╭─ Dataset

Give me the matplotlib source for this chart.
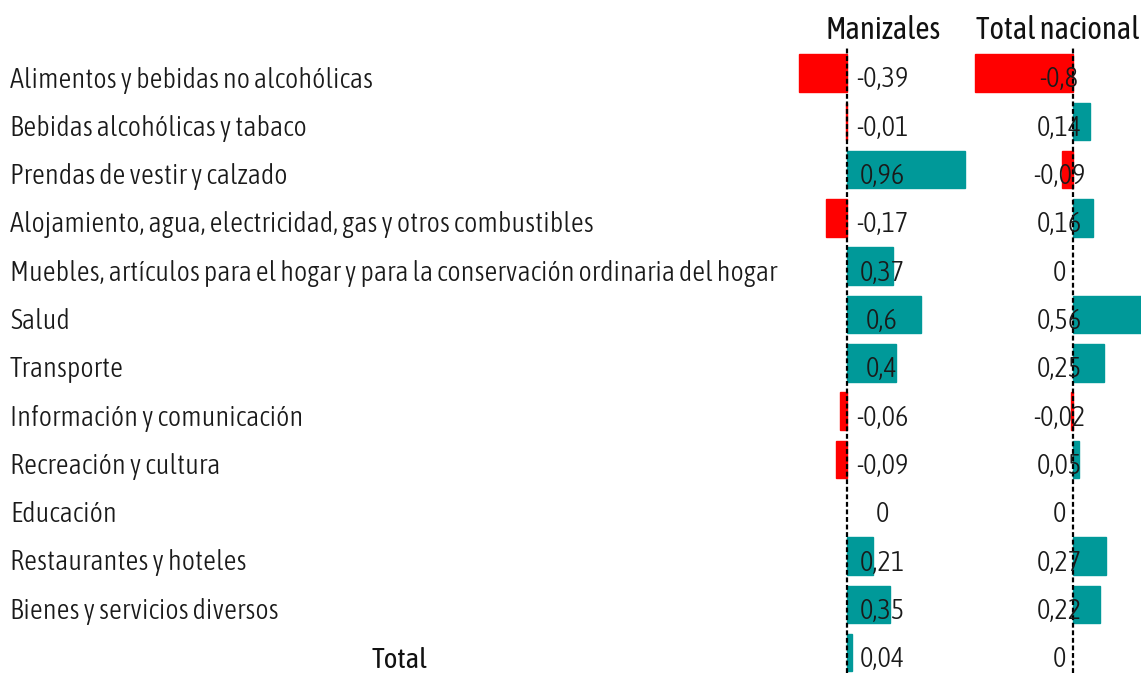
import matplotlib
matplotlib.use("Agg")
import matplotlib.pyplot as plt
from matplotlib import font_manager as fm

categories = [
    "Alimentos y bebidas no alcohólicas",
    "Bebidas alcohólicas y tabaco",
    "Prendas de vestir y calzado",
    "Alojamiento, agua, electricidad, gas y otros combustibles",
    "Muebles, artículos para el hogar y para la conservación ordinaria del hogar",
    "Salud",
    "Transporte",
    "Información y comunicación",
    "Recreación y cultura",
    "Educación",
    "Restaurantes y hoteles",
    "Bienes y servicios diversos",
    "Total",
]
manizales = [-0.39, -0.01, 0.96, -0.17, 0.37, 0.6, 0.4, -0.06, -0.09, 0, 0.21, 0.35, 0.04]
nacional = [-0.8, 0.14, -0.09, 0.16, 0, 0.56, 0.25, -0.02, 0.05, 0, 0.27, 0.22, 0]
labels_man = ["-0,39", "-0,01", "0,96", "-0,17", "0,37", "0,6", "0,4", "-0,06", "-0,09", "0", "0,21", "0,35", "0,04"]
labels_nac = ["-0,8", "0,14", "-0,09", "0,16", "0", "0,56", "0,25", "-0,02", "0,05", "0", "0,27", "0,22", "0"]
headers = ["Manizales", "Total nacional"]

RED = "#FF0000"
TEAL = "#009999"

avail = {f.name for f in fm.fontManager.ttflist}
fam = "DejaVu Sans"
for cand in ["Asap Condensed", "Encode Sans Condensed", "Barlow Semi Condensed", "Archivo Narrow"]:
    if cand in avail:
        fam = cand
        break
WT = 300
HWT = 400

W, H = 1141, 673
fig = plt.figure(figsize=(W / 100, H / 100), dpi=100)
renderer = fig.canvas.get_renderer()


def fit_size(s, target_px, weight, base=20):
    t = fig.text(0, 0, s, fontsize=base, family=fam, weight=weight)
    w = t.get_window_extent(renderer).width
    t.remove()
    return base * target_px / w


FS = fit_size(categories[0], 363, WT)
HFS = fit_size(headers[0], 115, HWT)
TFS = fit_size("Total", 56, HWT)

n = len(categories)
row0, step = 73.0, 48.3
base_off = 14.5
top_px, bot_px = 48, 673
ytop = -(row0 - top_px) / step
ybot = (n - 1) + (bot_px - (row0 + step * (n - 1))) / step
scale = 123.0  # px per unit


def make_ax(x0, x1, zero):
    ax = fig.add_axes([x0 / W, 1 - bot_px / H, (x1 - x0) / W, (bot_px - top_px) / H])
    ax.set_xlim(-(zero - x0) / scale, (x1 - zero) / scale)
    ax.set_ylim(ybot, ytop)
    ax.axis("off")
    ax.patch.set_alpha(0)
    return ax


ax1 = make_ax(700, 1000, 847)
ax2 = make_ax(960, 1141, 1073)

ys = list(range(n))
for ax, vals, labs, cx in [(ax1, manizales, labels_man, 882), (ax2, nacional, labels_nac, 1059)]:
    cols = [RED if v < 0 else TEAL for v in vals]
    bars = ax.barh(ys, vals, height=0.777, color=cols, zorder=1)
    for b, v in zip(bars, vals):
        if v != 0:
            b.set_edgecolor(b.get_facecolor())
            b.set_linewidth(1.0)
    ax.axvline(0, color="black", lw=1.6, ls=(0, (2.2, 1.2)), zorder=3)
    for y, t in zip(ys, labs):
        ax.text(cx / W, 1 - (row0 + step * y + base_off) / H, t, transform=fig.transFigure,
                ha="center", va="baseline", fontsize=FS, family=fam, weight=WT, color="#1a1a1a", zorder=5)

# category labels
for i, c in enumerate(categories):
    ypx = row0 + step * i + base_off
    if c == "Total":
        fig.text(400 / W, 1 - (ypx + 1) / H, c, ha="center", va="baseline", fontsize=TFS, family=fam, weight=HWT, color="#111111")
    else:
        fig.text(10 / W, 1 - ypx / H, c, ha="left", va="baseline", fontsize=FS, family=fam, weight=WT, color="#1a1a1a")

fig.text(883 / W, 1 - 39 / H, headers[0], ha="center", va="baseline", fontsize=HFS, family=fam, weight=HWT, color="#111111")
fig.text(1058 / W, 1 - 39 / H, headers[1], ha="center", va="baseline", fontsize=HFS, family=fam, weight=HWT, color="#111111")

fig.savefig("out.png", dpi=100, facecolor="white")
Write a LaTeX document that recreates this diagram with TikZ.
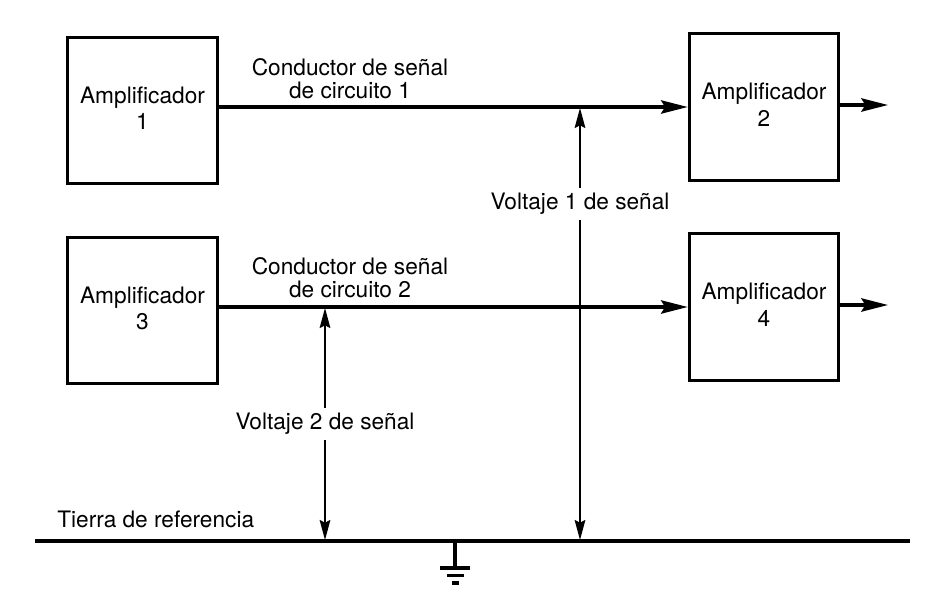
\documentclass[tikz,border=0pt]{standalone}
\usepackage{fontspec}
\setmainfont{TeX Gyre Heros}
\usetikzlibrary{arrows.meta,positioning}

\tikzset{
  ampbox/.style={draw, line width=2.4pt, minimum width=112pt, minimum height=110pt, inner sep=0pt},
  amptext/.style={align=center, inner sep=0pt, font=\fontsize{17}{20}\selectfont},
  wiretext/.style={align=center, inner sep=0pt, font=\fontsize{17}{17.3}\selectfont},
  sigline/.style={line width=2.3pt, -{Stealth[length=20pt, width=10pt, inset=3pt]}},
  voltline/.style={line width=1.2pt, -{Stealth[length=15pt, width=8pt, inset=2pt]}},
  voltlabel/.style={inner sep=4pt, font=\fontsize{17}{20}\selectfont},
}

\begin{document}
\begin{tikzpicture}[x=0.75pt, y=-0.75pt]
  \useasboundingbox (0, 0) rectangle (950, 613);

  % amplifier boxes
  \node[ampbox] (amp1) at (142.5, 110.5) {};
  \node[ampbox] (amp2) at (764, 107) {};
  \node[ampbox] (amp3) at (142.5, 310.5) {};
  \node[ampbox] (amp4) at (764, 307) {};
  \node[amptext, below=38pt of amp1.north] (t1) {Amplificador\\1};
  \node[amptext, below=38pt of amp2.north] (t2) {Amplificador\\2};
  \node[amptext, below=38pt of amp3.north] (t3) {Amplificador\\3};
  \node[amptext, below=38pt of amp4.north] (t4) {Amplificador\\4};

  % signal conductors
  \coordinate (s1) at (amp1.east |- 0, 107);
  \coordinate (s2) at (amp3.east |- 0, 307);
  \draw[sigline] (s1) -- (s1 -| amp2.west);
  \draw[sigline] (s2) -- (s2 -| amp4.west);
  \coordinate (o2) at (888, 105);
  \coordinate (o4) at (888, 305);
  \draw[sigline] (o2 -| amp2.east) -- (o2);
  \draw[sigline] (o4 -| amp4.east) -- (o4);
  \node[wiretext] (c1) at (350, 79) {Conductor de señal\\de circuito 1};
  \node[wiretext] (c2) at (350, 278) {Conductor de señal\\de circuito 2};

  % reference ground
  \coordinate (gl) at (35, 541);
  \coordinate (gr) at (910, 541);
  \draw[line width=2.3pt] (gl) -- (gr);
  \node[wiretext, anchor=base west] (tierra) at (57, 527) {Tierra de referencia};
  \coordinate (g0) at (455, 541);
  \coordinate (g1) at (455, 568);
  \draw[line width=2.3pt] (g0) -- (g1);
  \draw[line width=2.3pt] (440, 568) -- (470, 568);
  \draw[line width=2.3pt] (447, 575.5) -- (464, 575.5);
  \draw[line width=2.3pt] (452, 583) -- (459, 583);

  % signal voltages
  \node[voltlabel] (v1) at (580, 204) {Voltaje 1 de señal};
  \node[voltlabel] (v2) at (325, 424) {Voltaje 2 de señal};
  \draw[voltline] (v1.north -| 580, 0) -- (580, 108);
  \draw[voltline] (v1.south -| 580, 0) -- (580, 540);
  \draw[voltline] (v2.north -| 325, 0) -- (325, 308);
  \draw[voltline] (v2.south -| 325, 0) -- (325, 540);
\end{tikzpicture}
\end{document}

╰─

**Goal:**
Reproduce the material in full, word for word, and omit the pictures.

**Result of this task:**
Give me the matplotlib source for this chart.
import matplotlib
matplotlib.use("Agg")
import matplotlib.pyplot as plt
from matplotlib import font_manager as fm

categories = [
    "Alimentos y bebidas no alcohólicas",
    "Bebidas alcohólicas y tabaco",
    "Prendas de vestir y calzado",
    "Alojamiento, agua, electricidad, gas y otros combustibles",
    "Muebles, artículos para el hogar y para la conservación ordinaria del hogar",
    "Salud",
    "Transporte",
    "Información y comunicación",
    "Recreación y cultura",
    "Educación",
    "Restaurantes y hoteles",
    "Bienes y servicios diversos",
    "Total",
]
manizales = [-0.39, -0.01, 0.96, -0.17, 0.37, 0.6, 0.4, -0.06, -0.09, 0, 0.21, 0.35, 0.04]
nacional = [-0.8, 0.14, -0.09, 0.16, 0, 0.56, 0.25, -0.02, 0.05, 0, 0.27, 0.22, 0]
labels_man = ["-0,39", "-0,01", "0,96", "-0,17", "0,37", "0,6", "0,4", "-0,06", "-0,09", "0", "0,21", "0,35", "0,04"]
labels_nac = ["-0,8", "0,14", "-0,09", "0,16", "0", "0,56", "0,25", "-0,02", "0,05", "0", "0,27", "0,22", "0"]
headers = ["Manizales", "Total nacional"]

RED = "#FF0000"
TEAL = "#009999"

avail = {f.name for f in fm.fontManager.ttflist}
fam = "DejaVu Sans"
for cand in ["Asap Condensed", "Encode Sans Condensed", "Barlow Semi Condensed", "Archivo Narrow"]:
    if cand in avail:
        fam = cand
        break
WT = 300
HWT = 400

W, H = 1141, 673
fig = plt.figure(figsize=(W / 100, H / 100), dpi=100)
renderer = fig.canvas.get_renderer()


def fit_size(s, target_px, weight, base=20):
    t = fig.text(0, 0, s, fontsize=base, family=fam, weight=weight)
    w = t.get_window_extent(renderer).width
    t.remove()
    return base * target_px / w


FS = fit_size(categories[0], 363, WT)
HFS = fit_size(headers[0], 115, HWT)
TFS = fit_size("Total", 56, HWT)

n = len(categories)
row0, step = 73.0, 48.3
base_off = 14.5
top_px, bot_px = 48, 673
ytop = -(row0 - top_px) / step
ybot = (n - 1) + (bot_px - (row0 + step * (n - 1))) / step
scale = 123.0  # px per unit


def make_ax(x0, x1, zero):
    ax = fig.add_axes([x0 / W, 1 - bot_px / H, (x1 - x0) / W, (bot_px - top_px) / H])
    ax.set_xlim(-(zero - x0) / scale, (x1 - zero) / scale)
    ax.set_ylim(ybot, ytop)
    ax.axis("off")
    ax.patch.set_alpha(0)
    return ax


ax1 = make_ax(700, 1000, 847)
ax2 = make_ax(960, 1141, 1073)

ys = list(range(n))
for ax, vals, labs, cx in [(ax1, manizales, labels_man, 882), (ax2, nacional, labels_nac, 1059)]:
    cols = [RED if v < 0 else TEAL for v in vals]
    bars = ax.barh(ys, vals, height=0.777, color=cols, zorder=1)
    for b, v in zip(bars, vals):
        if v != 0:
            b.set_edgecolor(b.get_facecolor())
            b.set_linewidth(1.0)
    ax.axvline(0, color="black", lw=1.6, ls=(0, (2.2, 1.2)), zorder=3)
    for y, t in zip(ys, labs):
        ax.text(cx / W, 1 - (row0 + step * y + base_off) / H, t, transform=fig.transFigure,
                ha="center", va="baseline", fontsize=FS, family=fam, weight=WT, color="#1a1a1a", zorder=5)

# category labels
for i, c in enumerate(categories):
    ypx = row0 + step * i + base_off
    if c == "Total":
        fig.text(400 / W, 1 - (ypx + 1) / H, c, ha="center", va="baseline", fontsize=TFS, family=fam, weight=HWT, color="#111111")
    else:
        fig.text(10 / W, 1 - ypx / H, c, ha="left", va="baseline", fontsize=FS, family=fam, weight=WT, color="#1a1a1a")

fig.text(883 / W, 1 - 39 / H, headers[0], ha="center", va="baseline", fontsize=HFS, family=fam, weight=HWT, color="#111111")
fig.text(1058 / W, 1 - 39 / H, headers[1], ha="center", va="baseline", fontsize=HFS, family=fam, weight=HWT, color="#111111")

fig.savefig("out.png", dpi=100, facecolor="white")
Write a LaTeX document that recreates this diagram with TikZ.
\documentclass[tikz,border=0pt]{standalone}
\usepackage{fontspec}
\setmainfont{TeX Gyre Heros}
\usetikzlibrary{arrows.meta,positioning}

\tikzset{
  ampbox/.style={draw, line width=2.4pt, minimum width=112pt, minimum height=110pt, inner sep=0pt},
  amptext/.style={align=center, inner sep=0pt, font=\fontsize{17}{20}\selectfont},
  wiretext/.style={align=center, inner sep=0pt, font=\fontsize{17}{17.3}\selectfont},
  sigline/.style={line width=2.3pt, -{Stealth[length=20pt, width=10pt, inset=3pt]}},
  voltline/.style={line width=1.2pt, -{Stealth[length=15pt, width=8pt, inset=2pt]}},
  voltlabel/.style={inner sep=4pt, font=\fontsize{17}{20}\selectfont},
}

\begin{document}
\begin{tikzpicture}[x=0.75pt, y=-0.75pt]
  \useasboundingbox (0, 0) rectangle (950, 613);

  % amplifier boxes
  \node[ampbox] (amp1) at (142.5, 110.5) {};
  \node[ampbox] (amp2) at (764, 107) {};
  \node[ampbox] (amp3) at (142.5, 310.5) {};
  \node[ampbox] (amp4) at (764, 307) {};
  \node[amptext, below=38pt of amp1.north] (t1) {Amplificador\\1};
  \node[amptext, below=38pt of amp2.north] (t2) {Amplificador\\2};
  \node[amptext, below=38pt of amp3.north] (t3) {Amplificador\\3};
  \node[amptext, below=38pt of amp4.north] (t4) {Amplificador\\4};

  % signal conductors
  \coordinate (s1) at (amp1.east |- 0, 107);
  \coordinate (s2) at (amp3.east |- 0, 307);
  \draw[sigline] (s1) -- (s1 -| amp2.west);
  \draw[sigline] (s2) -- (s2 -| amp4.west);
  \coordinate (o2) at (888, 105);
  \coordinate (o4) at (888, 305);
  \draw[sigline] (o2 -| amp2.east) -- (o2);
  \draw[sigline] (o4 -| amp4.east) -- (o4);
  \node[wiretext] (c1) at (350, 79) {Conductor de señal\\de circuito 1};
  \node[wiretext] (c2) at (350, 278) {Conductor de señal\\de circuito 2};

  % reference ground
  \coordinate (gl) at (35, 541);
  \coordinate (gr) at (910, 541);
  \draw[line width=2.3pt] (gl) -- (gr);
  \node[wiretext, anchor=base west] (tierra) at (57, 527) {Tierra de referencia};
  \coordinate (g0) at (455, 541);
  \coordinate (g1) at (455, 568);
  \draw[line width=2.3pt] (g0) -- (g1);
  \draw[line width=2.3pt] (440, 568) -- (470, 568);
  \draw[line width=2.3pt] (447, 575.5) -- (464, 575.5);
  \draw[line width=2.3pt] (452, 583) -- (459, 583);

  % signal voltages
  \node[voltlabel] (v1) at (580, 204) {Voltaje 1 de señal};
  \node[voltlabel] (v2) at (325, 424) {Voltaje 2 de señal};
  \draw[voltline] (v1.north -| 580, 0) -- (580, 108);
  \draw[voltline] (v1.south -| 580, 0) -- (580, 540);
  \draw[voltline] (v2.north -| 325, 0) -- (325, 308);
  \draw[voltline] (v2.south -| 325, 0) -- (325, 540);
\end{tikzpicture}
\end{document}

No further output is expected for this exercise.